- GOAL
Pictures stay out of this copy, which runs from the first line of the material through the line containing "ax = fig.add_axes([0.363, 0.151, 0.596, 0.786])".

- GIVEN DATA
= = = = = = =
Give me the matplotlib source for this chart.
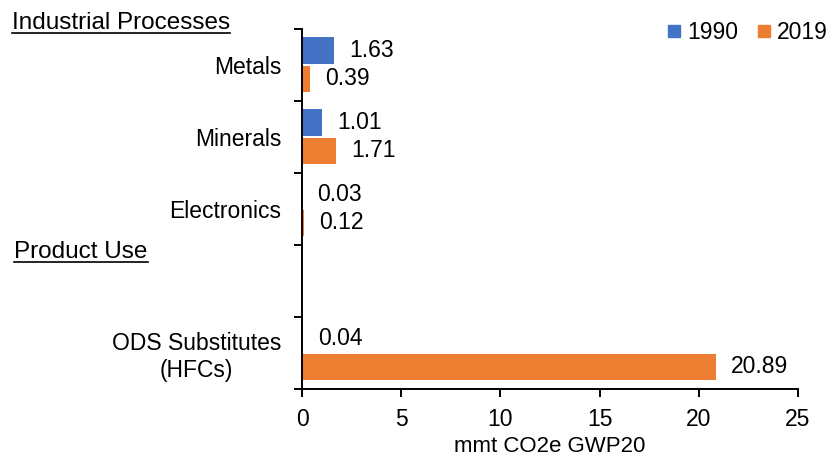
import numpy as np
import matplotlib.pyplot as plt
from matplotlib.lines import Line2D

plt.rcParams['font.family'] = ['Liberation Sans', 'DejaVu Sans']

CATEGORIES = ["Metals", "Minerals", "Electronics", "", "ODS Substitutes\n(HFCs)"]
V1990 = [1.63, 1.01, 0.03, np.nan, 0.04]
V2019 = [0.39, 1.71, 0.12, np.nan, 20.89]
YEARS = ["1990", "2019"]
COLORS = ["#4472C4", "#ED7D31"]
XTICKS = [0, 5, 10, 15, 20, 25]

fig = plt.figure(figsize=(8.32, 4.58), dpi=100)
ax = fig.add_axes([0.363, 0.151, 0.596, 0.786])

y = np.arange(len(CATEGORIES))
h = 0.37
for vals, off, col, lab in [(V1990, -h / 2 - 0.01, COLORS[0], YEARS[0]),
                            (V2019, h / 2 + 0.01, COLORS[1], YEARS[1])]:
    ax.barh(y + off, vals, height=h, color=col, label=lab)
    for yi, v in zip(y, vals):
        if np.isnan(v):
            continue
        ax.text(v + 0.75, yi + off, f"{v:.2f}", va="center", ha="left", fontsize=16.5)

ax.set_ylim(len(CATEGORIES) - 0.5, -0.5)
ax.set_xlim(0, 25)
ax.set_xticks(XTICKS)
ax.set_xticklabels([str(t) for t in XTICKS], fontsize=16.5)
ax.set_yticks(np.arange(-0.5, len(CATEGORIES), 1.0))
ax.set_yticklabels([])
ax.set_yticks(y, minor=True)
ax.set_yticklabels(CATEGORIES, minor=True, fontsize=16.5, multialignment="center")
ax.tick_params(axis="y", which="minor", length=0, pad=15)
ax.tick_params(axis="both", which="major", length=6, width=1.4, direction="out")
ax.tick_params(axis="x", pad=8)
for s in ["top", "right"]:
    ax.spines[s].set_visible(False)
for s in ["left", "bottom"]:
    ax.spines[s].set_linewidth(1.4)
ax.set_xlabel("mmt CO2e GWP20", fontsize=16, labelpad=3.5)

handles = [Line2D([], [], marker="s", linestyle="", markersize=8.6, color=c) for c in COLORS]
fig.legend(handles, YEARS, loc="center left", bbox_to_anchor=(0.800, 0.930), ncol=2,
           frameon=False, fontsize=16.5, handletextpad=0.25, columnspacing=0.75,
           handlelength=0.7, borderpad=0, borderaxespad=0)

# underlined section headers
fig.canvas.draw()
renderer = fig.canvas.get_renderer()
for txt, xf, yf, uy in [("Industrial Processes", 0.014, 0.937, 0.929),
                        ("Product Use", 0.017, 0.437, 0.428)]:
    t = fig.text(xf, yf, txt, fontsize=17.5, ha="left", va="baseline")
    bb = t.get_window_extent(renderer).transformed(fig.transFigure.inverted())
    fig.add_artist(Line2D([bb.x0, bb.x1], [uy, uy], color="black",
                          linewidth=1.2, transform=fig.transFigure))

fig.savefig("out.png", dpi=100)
= = = = = = =
- TASK RESULT
Give me the matplotlib source for this chart.
import numpy as np
import matplotlib.pyplot as plt
from matplotlib.lines import Line2D

plt.rcParams['font.family'] = ['Liberation Sans', 'DejaVu Sans']

CATEGORIES = ["Metals", "Minerals", "Electronics", "", "ODS Substitutes\n(HFCs)"]
V1990 = [1.63, 1.01, 0.03, np.nan, 0.04]
V2019 = [0.39, 1.71, 0.12, np.nan, 20.89]
YEARS = ["1990", "2019"]
COLORS = ["#4472C4", "#ED7D31"]
XTICKS = [0, 5, 10, 15, 20, 25]

fig = plt.figure(figsize=(8.32, 4.58), dpi=100)
ax = fig.add_axes([0.363, 0.151, 0.596, 0.786])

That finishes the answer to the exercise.